Collects all values in each group into an array.

Parameters

  • x - Expression of any type to collect into an array

Description

The array_agg() function creates an array containing all non-null values from the specified expression within each group. The order of elements in the resulting array follows the order specified by any SORT clause in the aggregation command. If there are no non-null values, it returns an empty array.

map_agg(key, value)

Collects key-value pairs in each group into a map.

Parameters

  • key - Expression of any type to use as map keys
  • value - Expression of any type to use as map values

Description

The map_agg() function creates a map from key-value pairs within each group. If the same key appears multiple times, only the last value is retained. The order of processing follows any SORT clause in the aggregation command.

multimap_agg(key, value)

Collects key-value pairs in each group into a map where each key maps to an array of values.

Parameters

  • key - Expression of any type to use as map keys
  • value - Expression of any type to collect into arrays

Description

The multimap_agg() function creates a map where each unique key maps to an array of all values associated with that key within each group.
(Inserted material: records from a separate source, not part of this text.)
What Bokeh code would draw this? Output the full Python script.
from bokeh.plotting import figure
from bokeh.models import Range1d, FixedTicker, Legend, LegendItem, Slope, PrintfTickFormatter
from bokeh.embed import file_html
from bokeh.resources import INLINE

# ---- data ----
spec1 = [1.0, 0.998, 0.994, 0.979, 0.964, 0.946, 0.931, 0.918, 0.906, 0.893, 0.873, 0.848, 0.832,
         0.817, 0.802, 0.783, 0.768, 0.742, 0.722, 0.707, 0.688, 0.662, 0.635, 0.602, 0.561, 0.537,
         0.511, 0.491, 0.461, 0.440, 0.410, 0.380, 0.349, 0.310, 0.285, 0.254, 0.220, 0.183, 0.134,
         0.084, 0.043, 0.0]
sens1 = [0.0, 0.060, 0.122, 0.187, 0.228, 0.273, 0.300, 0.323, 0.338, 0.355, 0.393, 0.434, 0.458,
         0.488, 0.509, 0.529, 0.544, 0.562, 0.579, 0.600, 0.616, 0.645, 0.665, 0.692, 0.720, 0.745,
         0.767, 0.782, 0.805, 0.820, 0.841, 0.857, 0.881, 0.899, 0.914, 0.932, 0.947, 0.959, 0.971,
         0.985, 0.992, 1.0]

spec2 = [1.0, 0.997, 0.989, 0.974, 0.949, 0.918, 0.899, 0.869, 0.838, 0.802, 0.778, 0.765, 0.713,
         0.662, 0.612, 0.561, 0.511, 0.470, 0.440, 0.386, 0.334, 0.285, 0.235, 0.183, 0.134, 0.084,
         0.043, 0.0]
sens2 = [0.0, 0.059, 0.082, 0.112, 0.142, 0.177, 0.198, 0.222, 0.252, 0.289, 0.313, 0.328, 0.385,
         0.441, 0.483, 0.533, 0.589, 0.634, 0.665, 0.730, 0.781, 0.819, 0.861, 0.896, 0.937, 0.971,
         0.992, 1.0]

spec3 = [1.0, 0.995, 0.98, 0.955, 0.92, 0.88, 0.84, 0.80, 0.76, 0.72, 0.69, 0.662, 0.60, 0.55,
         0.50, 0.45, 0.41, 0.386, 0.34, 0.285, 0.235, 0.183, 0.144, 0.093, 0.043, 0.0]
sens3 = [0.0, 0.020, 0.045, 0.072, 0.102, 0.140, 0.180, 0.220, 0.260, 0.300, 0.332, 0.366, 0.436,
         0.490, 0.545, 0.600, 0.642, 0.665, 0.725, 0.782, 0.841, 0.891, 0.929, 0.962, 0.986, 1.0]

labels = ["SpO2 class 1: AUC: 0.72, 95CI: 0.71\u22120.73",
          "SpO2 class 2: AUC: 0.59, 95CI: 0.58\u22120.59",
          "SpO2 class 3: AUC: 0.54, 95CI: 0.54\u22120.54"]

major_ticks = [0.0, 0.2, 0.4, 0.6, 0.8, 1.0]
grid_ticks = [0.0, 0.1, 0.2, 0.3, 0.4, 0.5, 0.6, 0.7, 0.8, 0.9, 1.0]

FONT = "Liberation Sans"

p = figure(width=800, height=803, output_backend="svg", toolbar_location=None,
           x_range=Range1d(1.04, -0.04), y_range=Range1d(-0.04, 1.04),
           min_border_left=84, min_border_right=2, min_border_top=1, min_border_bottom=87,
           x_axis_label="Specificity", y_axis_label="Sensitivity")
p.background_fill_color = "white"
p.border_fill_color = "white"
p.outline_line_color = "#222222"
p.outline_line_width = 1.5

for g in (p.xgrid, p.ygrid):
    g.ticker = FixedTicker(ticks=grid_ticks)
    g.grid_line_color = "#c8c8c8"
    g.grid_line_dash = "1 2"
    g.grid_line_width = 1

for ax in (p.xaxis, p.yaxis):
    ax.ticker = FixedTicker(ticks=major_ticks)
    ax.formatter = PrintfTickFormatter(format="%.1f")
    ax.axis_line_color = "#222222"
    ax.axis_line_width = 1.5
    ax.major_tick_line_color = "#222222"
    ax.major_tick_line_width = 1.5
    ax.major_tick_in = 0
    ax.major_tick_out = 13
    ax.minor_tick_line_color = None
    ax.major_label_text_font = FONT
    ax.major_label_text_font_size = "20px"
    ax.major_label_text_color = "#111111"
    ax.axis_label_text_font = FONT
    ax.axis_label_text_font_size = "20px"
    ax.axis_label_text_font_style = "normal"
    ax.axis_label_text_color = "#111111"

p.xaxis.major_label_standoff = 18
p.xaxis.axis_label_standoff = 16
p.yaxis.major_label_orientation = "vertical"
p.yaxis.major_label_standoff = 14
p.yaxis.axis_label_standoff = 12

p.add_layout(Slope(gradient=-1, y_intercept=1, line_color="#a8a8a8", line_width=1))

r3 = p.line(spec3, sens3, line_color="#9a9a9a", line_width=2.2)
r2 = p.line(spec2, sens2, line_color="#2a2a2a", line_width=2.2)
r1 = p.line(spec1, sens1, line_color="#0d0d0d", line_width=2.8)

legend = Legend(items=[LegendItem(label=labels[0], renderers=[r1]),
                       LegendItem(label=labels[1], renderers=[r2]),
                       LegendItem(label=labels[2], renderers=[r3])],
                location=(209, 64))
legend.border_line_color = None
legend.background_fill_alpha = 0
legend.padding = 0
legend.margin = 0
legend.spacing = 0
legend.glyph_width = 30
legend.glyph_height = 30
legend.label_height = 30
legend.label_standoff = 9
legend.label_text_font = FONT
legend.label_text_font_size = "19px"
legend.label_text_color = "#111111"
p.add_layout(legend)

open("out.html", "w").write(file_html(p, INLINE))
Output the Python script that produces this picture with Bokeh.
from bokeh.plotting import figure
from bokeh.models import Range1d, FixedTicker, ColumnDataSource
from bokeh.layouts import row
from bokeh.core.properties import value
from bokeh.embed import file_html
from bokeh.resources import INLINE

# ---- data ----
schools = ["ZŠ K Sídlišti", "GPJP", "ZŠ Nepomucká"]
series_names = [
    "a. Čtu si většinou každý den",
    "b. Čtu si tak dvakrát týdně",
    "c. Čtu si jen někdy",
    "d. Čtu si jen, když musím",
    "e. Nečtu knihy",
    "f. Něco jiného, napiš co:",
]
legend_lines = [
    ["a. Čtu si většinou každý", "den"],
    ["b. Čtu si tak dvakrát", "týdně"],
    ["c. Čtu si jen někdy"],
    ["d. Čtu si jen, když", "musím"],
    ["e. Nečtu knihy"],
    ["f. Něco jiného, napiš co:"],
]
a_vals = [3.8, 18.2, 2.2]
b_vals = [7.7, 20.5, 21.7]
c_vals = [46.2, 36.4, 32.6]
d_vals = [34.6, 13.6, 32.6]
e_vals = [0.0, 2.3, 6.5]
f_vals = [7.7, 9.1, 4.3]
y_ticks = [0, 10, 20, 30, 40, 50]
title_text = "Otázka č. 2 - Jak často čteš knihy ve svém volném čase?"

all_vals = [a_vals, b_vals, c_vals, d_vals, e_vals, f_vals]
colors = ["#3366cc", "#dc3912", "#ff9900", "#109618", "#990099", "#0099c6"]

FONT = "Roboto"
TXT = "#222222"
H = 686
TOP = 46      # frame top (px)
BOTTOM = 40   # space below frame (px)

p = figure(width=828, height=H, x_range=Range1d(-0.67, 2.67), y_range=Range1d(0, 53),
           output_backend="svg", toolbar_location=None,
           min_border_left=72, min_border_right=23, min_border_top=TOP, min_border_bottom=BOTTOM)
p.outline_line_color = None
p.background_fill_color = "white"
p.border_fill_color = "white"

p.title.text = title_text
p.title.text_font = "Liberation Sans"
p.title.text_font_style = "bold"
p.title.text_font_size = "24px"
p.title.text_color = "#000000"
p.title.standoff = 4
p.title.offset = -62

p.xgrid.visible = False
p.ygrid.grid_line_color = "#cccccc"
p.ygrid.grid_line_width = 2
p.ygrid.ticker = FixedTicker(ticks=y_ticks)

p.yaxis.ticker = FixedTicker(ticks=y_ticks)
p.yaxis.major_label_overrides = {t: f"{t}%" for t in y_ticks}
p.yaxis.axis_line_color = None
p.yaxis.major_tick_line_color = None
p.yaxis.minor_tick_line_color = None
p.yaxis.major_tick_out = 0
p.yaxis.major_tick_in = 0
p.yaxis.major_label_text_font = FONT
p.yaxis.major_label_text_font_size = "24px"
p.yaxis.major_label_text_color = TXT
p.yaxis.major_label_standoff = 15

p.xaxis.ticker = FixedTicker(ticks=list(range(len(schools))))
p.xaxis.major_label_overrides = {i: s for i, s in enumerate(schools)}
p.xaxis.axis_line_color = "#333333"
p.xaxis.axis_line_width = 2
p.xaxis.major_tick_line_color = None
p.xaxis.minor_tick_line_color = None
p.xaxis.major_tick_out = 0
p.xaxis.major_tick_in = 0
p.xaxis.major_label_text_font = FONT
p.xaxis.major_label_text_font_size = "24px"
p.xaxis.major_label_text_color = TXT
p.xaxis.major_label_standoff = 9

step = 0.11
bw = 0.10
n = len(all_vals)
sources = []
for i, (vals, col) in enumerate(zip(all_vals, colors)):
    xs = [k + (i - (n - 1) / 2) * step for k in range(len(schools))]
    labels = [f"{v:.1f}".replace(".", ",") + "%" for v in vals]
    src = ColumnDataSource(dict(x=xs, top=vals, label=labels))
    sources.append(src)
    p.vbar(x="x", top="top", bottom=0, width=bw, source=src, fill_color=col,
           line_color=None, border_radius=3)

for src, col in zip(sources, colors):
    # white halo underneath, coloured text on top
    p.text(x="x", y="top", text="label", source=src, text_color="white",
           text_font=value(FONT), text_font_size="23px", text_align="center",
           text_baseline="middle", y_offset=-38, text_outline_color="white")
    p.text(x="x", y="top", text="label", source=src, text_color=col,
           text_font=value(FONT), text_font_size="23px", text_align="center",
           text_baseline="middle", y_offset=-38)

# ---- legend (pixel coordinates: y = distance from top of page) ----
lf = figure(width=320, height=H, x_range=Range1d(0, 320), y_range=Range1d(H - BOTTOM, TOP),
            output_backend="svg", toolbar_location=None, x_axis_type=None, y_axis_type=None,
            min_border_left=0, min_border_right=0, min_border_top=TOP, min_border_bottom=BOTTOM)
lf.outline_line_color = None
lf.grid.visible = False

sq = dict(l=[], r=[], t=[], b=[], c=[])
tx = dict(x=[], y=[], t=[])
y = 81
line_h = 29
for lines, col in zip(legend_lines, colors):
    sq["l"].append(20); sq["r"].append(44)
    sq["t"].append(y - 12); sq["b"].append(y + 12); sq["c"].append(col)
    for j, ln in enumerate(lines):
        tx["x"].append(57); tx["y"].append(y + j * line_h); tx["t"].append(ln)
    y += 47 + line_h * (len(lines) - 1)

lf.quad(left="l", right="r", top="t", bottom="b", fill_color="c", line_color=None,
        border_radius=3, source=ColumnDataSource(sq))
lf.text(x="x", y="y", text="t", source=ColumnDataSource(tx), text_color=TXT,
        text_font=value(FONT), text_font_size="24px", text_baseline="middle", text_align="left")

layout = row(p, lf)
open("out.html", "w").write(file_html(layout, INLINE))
This preserves all values for duplicate keys, unlike map_agg() which keeps only the last value.

any(x)

Returns true if any value in the group is true (logical OR aggregation).

Parameters

  • x - Boolean expression to test

Description

The any() function performs logical OR aggregation on boolean values within each group. It returns true if at least one value is true, false if all values are false, and null if all values are null.

all(x)

Returns true if all values in the group are true (logical AND aggregation).

Parameters

  • x - Boolean expression to test

Description

The all() function performs logical AND aggregation on boolean values within each group. It returns true if all values are true, false if at least one value is false, and null if all values are null.